Accelerometers are robust, simple to use and readily available transducers. Measuring velocity and displacement directly is not simple. In a laboratory test rig we could use one of the modern potentiometer or LVDT transducers to measure absolute displacement directly as static reference points are available. But on a moving vehicle this is not possible.
More here… OmegaArithmetic.pdf




Dear Dr Mercer:
I read your article about Omega Arithmatic and try to apply it on my experiment results, and met some problems really need your help!! I use accelerometer to collect data. Following the article, I do the Fourier transform and divided by -w^2 to get the displacement spectrum. After that when i do the inverse Fourier transform to get displacement time sequence, the result is a “complex vector”. So my question is how can I convert this “complex vector” to a displacement time sequence?? Is it correct to get the magnitude of each complex number, or just keep the real part and leave the imaginary part?? I really appreciate your kindly help!!
must do the complex calculation, use both parts. u can only use the multiplicaion and addition, basic calculation rules are:
(a+jb)*(c+jd) = a*c-b*d + j(a*d+b*c); (a+jb) + (c+jd) = (a+c) + j(b+d);
if use c, u can use two arrays to hold the real part and imaginary part separately, input spectrum vactors are acc_real[N], acc_imagine[N], N is the number of vectors.
in yr programm what u only need to calculate are: omega_disp_real[N], omega_disp_imagine[N].
Omega_disp_factor_real = -1.0/w^2; Omega_disp_factor_imagine = 0;
for each n
omega_disp_real[n] = acc_real[n]*Omega_disp_factor_real – acc_imagine[n]*Omega_disp_factor_imagine + acc_real[n]*Omega_disp_factor_imagine + acc_imagine[n]*Omega_disp_factor_real ;
omega_disp_imagine[n] = acc_real[n]*Omega_disp_factor_real – acc_imagine[n]*Omega_disp_factor_imagine;
omega_disp_real[n] = acc_real[n]*Omega_disp_factor_imagine + acc_imagine[n]*Omega_disp_factor_real ;
time squence magitude value use: magitude_disp[n] = sqrtf(omega_disp_real[n]^2 + omega_disp_imagine[n]^2); phase[n]=…
if use matlab, the vectors can be directly devided by -w^2, Omega_disp = acc_fft_vector./(-w^2).
matlab takes care of the complex calculation automatically.
time squence magitude value use magitude_disp = |Omega_disp|; phase value: …
In case of simple acceleration signal like sin(w*t), the displacement signal is displacement=IFFT(FFT(sin(w*t)/(-w^2))).
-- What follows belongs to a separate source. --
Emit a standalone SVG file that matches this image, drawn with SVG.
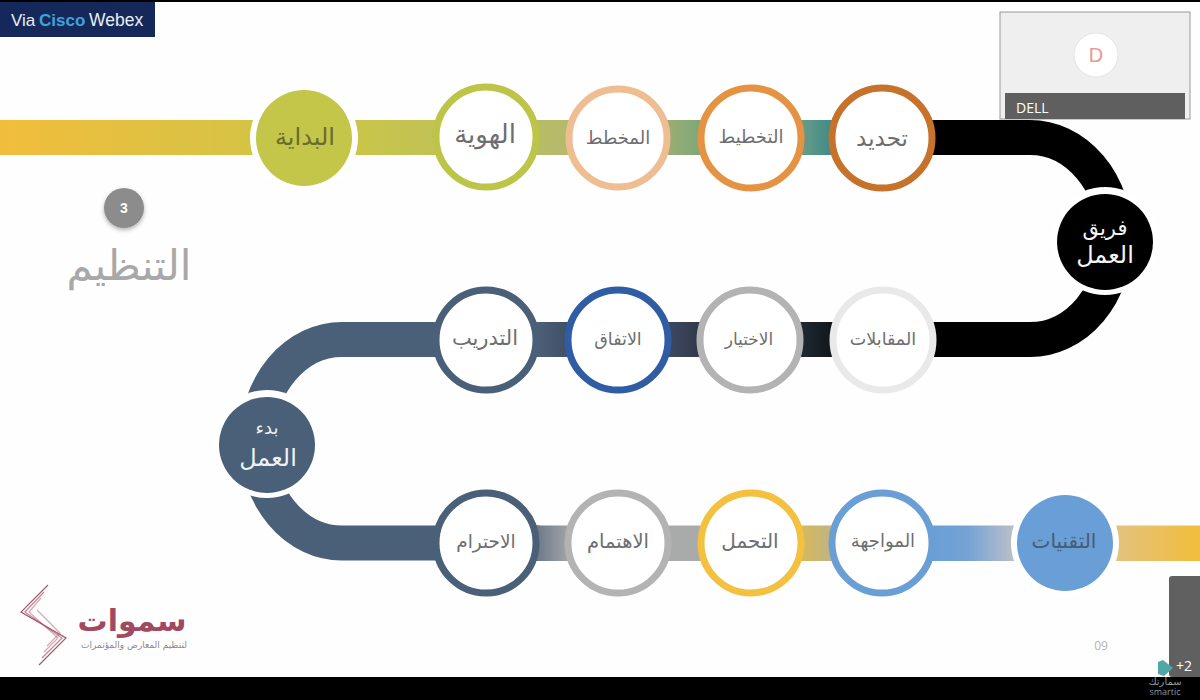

It works well and good for this.
D.I (sin(w*t)) = -sin(w*t)/w^2 = IFFT(FFT(sin(w*t)/(-w^2)))
D.I. –> double integration
But however in case of composite signals with sinusoids of different frequencies and amplitudes what is the dividing factor.
D.I (sin(w*t)+sin(2*w*t)) = -(sin(w*t)/w^2)-(sin(2*w*t)/(2*w)^2)
is not equal to IFFT(FFT((sin(w*t) )+sin(2*w*t))/(-w^2)))
Sudakhar
You divide each X(f) by its own frequency f (actually divide by -[2*PI*k*df]^2)
However be careful to avoid division by zero at start – this is the dc component so set it to zero. Low frequencies are a pain as we get the so called 1/f noise – I option ignore any frequencies below 1Hz and force the to zero
Linus
The FFT and its inverse deal in complex numbers. In this sense your measured accelerations signal is the real part of a complex signal with zeroes for the imaginary part. Strictly speaking a Full FFT will give you a frequency spectrum from -half sampling rate to +half sampling rate but when we have real only data then the FFT values for the negative frequencies and the positive frequencies are related. Specifically X(-f) = conj{X(f)} that is if X(f)= a+ib then X(-f)= a-ib. In a digital representation for a real signal we have X(N-k) = conj{X(k)}.
What you get precisely when you do the FFT depends on your software package. What you need is software that has a real part only FFT which produces the usual half range result (zero to sample rate /2) and a half range Inverse FFT. This latter algorithm is often not available (it is in DATS of course!).
If you do not have the relevant inverse then
do the forward FFT of real data
divide real and imaginary parts by -(omega^2)
generate the x(N-k) complex values from conj{X(n)}
do full range inverse FFT
If done correctly you will find that the imaginary part of the inverse transform is effectively zero. You need to be very careful with the scaling. If the time between samples was dT and you have N acceleration values (N is power of two) then your frequency spacing df = 1/NdT and the value of omega for X(k) is 2*PI*k*df.